Write out each line that follows exactly as it stands, without the pictures.

<<<<

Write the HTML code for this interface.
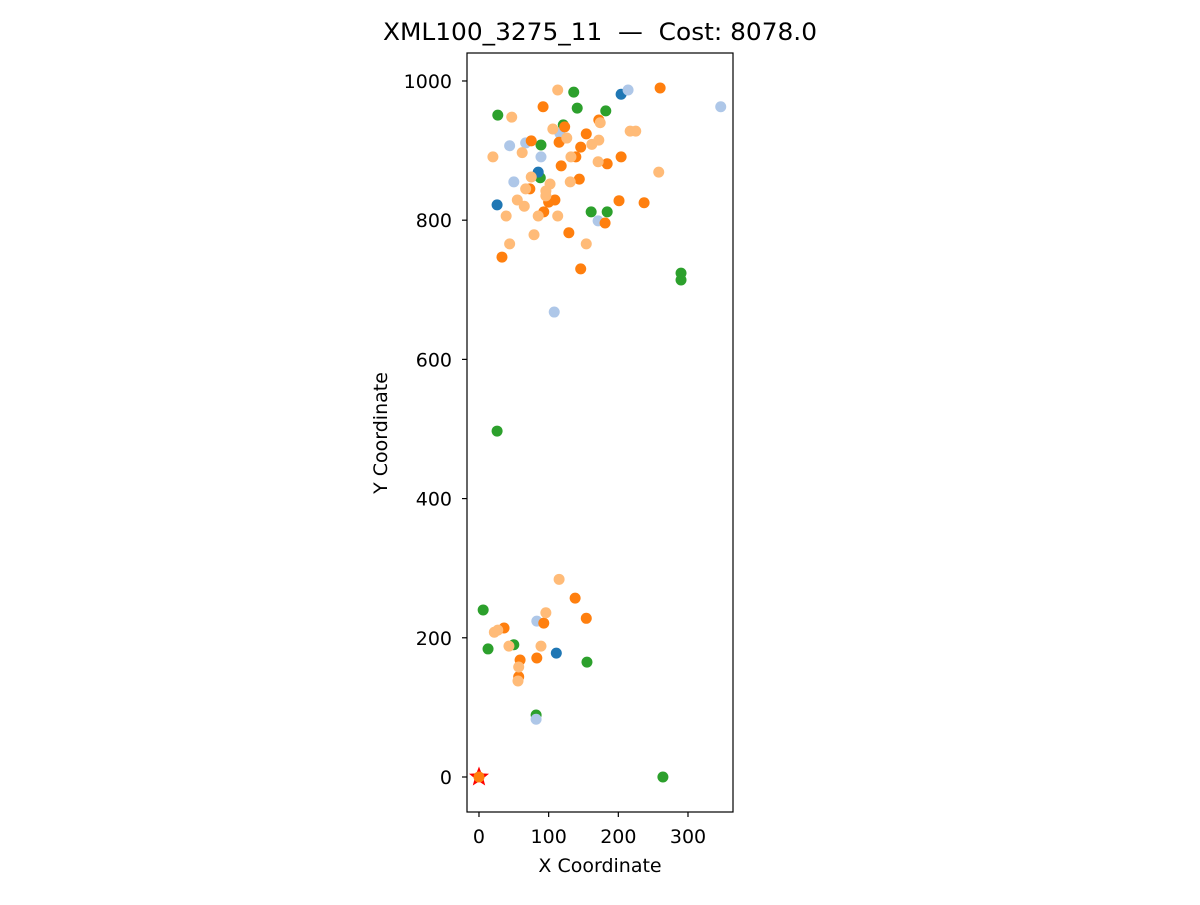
<!DOCTYPE html>
<html><head><meta charset="utf-8"><style>
body{margin:0;background:#fff;font-family:"Liberation Sans","DejaVu Sans",sans-serif}
svg text{font-family:"DejaVu Sans","Liberation Sans",sans-serif}
</style></head><body>
<svg id="chart" width="1200" height="900" xmlns="http://www.w3.org/2000/svg">
<rect width="1200" height="900" fill="#fff"/>
<text x="383" y="40" font-size="24" textLength="434" lengthAdjust="spacingAndGlyphs" style="white-space:pre">XML100_3275_11  —  Cost: 8078.0</text>
<g id="plot"></g>
<rect x="467" y="53" width="266" height="759" fill="none" stroke="#000" stroke-width="1.2"/>
<text x="600" y="872" text-anchor="middle" font-size="19">X Coordinate</text>
<text transform="translate(387,433) rotate(-90)" text-anchor="middle" font-size="19">Y Coordinate</text>
</svg>
<script>
const xTicks=[0,100,200,300];
const yTicks=[0,200,400,600,800,1000];
const routeColors=['#2ca02c','#1f77b4','#aec7e8','#ff7f0e','#ffbb78'];
const routeNames=['route-green','route-blue','route-lightblue','route-orange','route-lightorange'];
const greenX=[27,136,141,182,89,121,88,161,184,290,290,26,6,13,50,155,82,264];
const greenY=[951,984,961,957,908,937,861,812,812,724,714,497,240,184,190,165,89,0];
const blueX=[26,85,204,111];
const blueY=[822,869,981,178];
const lightBlueX=[214,347,44,67,89,50,171,108,116,83,82];
const lightBlueY=[987,963,907,911,891,855,799,668,925,224,83];
const orangeX=[260,92,172,123,75,115,154,146,139,204,184,118,144,73,109,100,93,201,237,181,129,33,146,138,154,36,93,59,83,57];
const orangeY=[990,963,944,934,914,912,924,905,891,891,881,878,859,845,829,826,812,828,825,796,782,747,730,257,228,214,221,168,171,144];
const lightOrangeX=[113,47,174,217,225,106,126,162,172,62,20,132,171,258,75,102,131,67,96,96,55,65,39,85,113,79,44,154,115,96,22,27,43,89,57,56];
const lightOrangeY=[987,948,940,928,928,931,918,909,915,897,891,891,884,869,862,852,855,845,842,835,829,820,806,806,806,779,766,766,284,236,208,211,188,188,158,138];
const depot=[0,0];
const seriesX=[greenX,blueX,lightBlueX,orangeX,lightOrangeX];
const seriesY=[greenY,blueY,lightBlueY,orangeY,lightOrangeY];
const X0=467,X1=733,Y0=812,Y1=53,xmin=-17.2,xmax=364.6,ymin=-50.3,ymax=1040.2;
const sx=v=>X0+(v-xmin)/(xmax-xmin)*(X1-X0);
const sy=v=>Y0-(v-ymin)/(ymax-ymin)*(Y0-Y1);
const NS='http://www.w3.org/2000/svg';
const svg=document.getElementById('chart');
const plot=document.getElementById('plot');
function mk(tag,attrs,parent){const e=document.createElementNS(NS,tag);for(const k in attrs)e.setAttribute(k,attrs[k]);parent.appendChild(e);return e;}
xTicks.forEach(t=>{
  const g=mk('g',{},svg);
  
  
  mk('line',{x1:sx(t),x2:sx(t),y1:812,y2:817,stroke:'#000','stroke-width':1.2},g);
  const tx=mk('text',{x:sx(t),y:843,'text-anchor':'middle','font-size':'19'},g);tx.textContent=t;
});
yTicks.forEach(t=>{
  const g=mk('g',{},svg);
  
  
  mk('line',{x1:462,x2:467,y1:sy(t),y2:sy(t),stroke:'#000','stroke-width':1.2},g);
  const tx=mk('text',{x:452,y:sy(t)+7,'text-anchor':'end','font-size':'19'},g);tx.textContent=t;
});
seriesX.forEach((xs,i)=>{
  const g=mk('g',{},plot);
  
  
  xs.forEach((x,j)=>{
    const c=mk('circle',{cx:sx(x),cy:sy(seriesY[i][j]),r:5.5,fill:routeColors[i]},g);
    
    
  });
});
const cx=sx(depot[0]),cy=sy(depot[1]);
let pts=[];for(let k=0;k<10;k++){const r=k%2?4.5:10.5;const a=-Math.PI/2+k*Math.PI/5;pts.push((cx+r*Math.cos(a)).toFixed(1)+','+(cy+r*Math.sin(a)).toFixed(1));}
const star=mk('polygon',{points:pts.join(' '),fill:'#ff0000'},plot);


const dc=mk('circle',{cx:cx,cy:cy,r:5.5,fill:'#ff7f0e'},plot);


</script>
</body></html>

>>>>

**RESPONSE TO THE TASK**
Write the HTML code for this interface.
<!DOCTYPE html>
<html><head><meta charset="utf-8"><style>
body{margin:0;background:#fff;font-family:"Liberation Sans","DejaVu Sans",sans-serif}
svg text{font-family:"DejaVu Sans","Liberation Sans",sans-serif}
</style></head><body>
<svg id="chart" width="1200" height="900" xmlns="http://www.w3.org/2000/svg">
<rect width="1200" height="900" fill="#fff"/>
<text x="383" y="40" font-size="24" textLength="434" lengthAdjust="spacingAndGlyphs" style="white-space:pre">XML100_3275_11  —  Cost: 8078.0</text>
<g id="plot"></g>
<rect x="467" y="53" width="266" height="759" fill="none" stroke="#000" stroke-width="1.2"/>
<text x="600" y="872" text-anchor="middle" font-size="19">X Coordinate</text>
<text transform="translate(387,433) rotate(-90)" text-anchor="middle" font-size="19">Y Coordinate</text>
</svg>
<script>
const xTicks=[0,100,200,300];
const yTicks=[0,200,400,600,800,1000];
const routeColors=['#2ca02c','#1f77b4','#aec7e8','#ff7f0e','#ffbb78'];
const routeNames=['route-green','route-blue','route-lightblue','route-orange','route-lightorange'];
const greenX=[27,136,141,182,89,121,88,161,184,290,290,26,6,13,50,155,82,264];
const greenY=[951,984,961,957,908,937,861,812,812,724,714,497,240,184,190,165,89,0];
const blueX=[26,85,204,111];
const blueY=[822,869,981,178];
const lightBlueX=[214,347,44,67,89,50,171,108,116,83,82];
const lightBlueY=[987,963,907,911,891,855,799,668,925,224,83];
const orangeX=[260,92,172,123,75,115,154,146,139,204,184,118,144,73,109,100,93,201,237,181,129,33,146,138,154,36,93,59,83,57];
const orangeY=[990,963,944,934,914,912,924,905,891,891,881,878,859,845,829,826,812,828,825,796,782,747,730,257,228,214,221,168,171,144];
const lightOrangeX=[113,47,174,217,225,106,126,162,172,62,20,132,171,258,75,102,131,67,96,96,55,65,39,85,113,79,44,154,115,96,22,27,43,89,57,56];
const lightOrangeY=[987,948,940,928,928,931,918,909,915,897,891,891,884,869,862,852,855,845,842,835,829,820,806,806,806,779,766,766,284,236,208,211,188,188,158,138];
const depot=[0,0];
const seriesX=[greenX,blueX,lightBlueX,orangeX,lightOrangeX];
const seriesY=[greenY,blueY,lightBlueY,orangeY,lightOrangeY];
const X0=467,X1=733,Y0=812,Y1=53,xmin=-17.2,xmax=364.6,ymin=-50.3,ymax=1040.2;
const sx=v=>X0+(v-xmin)/(xmax-xmin)*(X1-X0);
const sy=v=>Y0-(v-ymin)/(ymax-ymin)*(Y0-Y1);
const NS='http://www.w3.org/2000/svg';
const svg=document.getElementById('chart');
const plot=document.getElementById('plot');
function mk(tag,attrs,parent){const e=document.createElementNS(NS,tag);for(const k in attrs)e.setAttribute(k,attrs[k]);parent.appendChild(e);return e;}
xTicks.forEach(t=>{
  const g=mk('g',{},svg);
  
  
  mk('line',{x1:sx(t),x2:sx(t),y1:812,y2:817,stroke:'#000','stroke-width':1.2},g);
  const tx=mk('text',{x:sx(t),y:843,'text-anchor':'middle','font-size':'19'},g);tx.textContent=t;
});
yTicks.forEach(t=>{
  const g=mk('g',{},svg);
  
  
  mk('line',{x1:462,x2:467,y1:sy(t),y2:sy(t),stroke:'#000','stroke-width':1.2},g);
  const tx=mk('text',{x:452,y:sy(t)+7,'text-anchor':'end','font-size':'19'},g);tx.textContent=t;
});
seriesX.forEach((xs,i)=>{
  const g=mk('g',{},plot);
  
  
  xs.forEach((x,j)=>{
    const c=mk('circle',{cx:sx(x),cy:sy(seriesY[i][j]),r:5.5,fill:routeColors[i]},g);
    
    
  });
});
const cx=sx(depot[0]),cy=sy(depot[1]);
let pts=[];for(let k=0;k<10;k++){const r=k%2?4.5:10.5;const a=-Math.PI/2+k*Math.PI/5;pts.push((cx+r*Math.cos(a)).toFixed(1)+','+(cy+r*Math.sin(a)).toFixed(1));}
const star=mk('polygon',{points:pts.join(' '),fill:'#ff0000'},plot);


const dc=mk('circle',{cx:cx,cy:cy,r:5.5,fill:'#ff7f0e'},plot);


</script>
</body></html>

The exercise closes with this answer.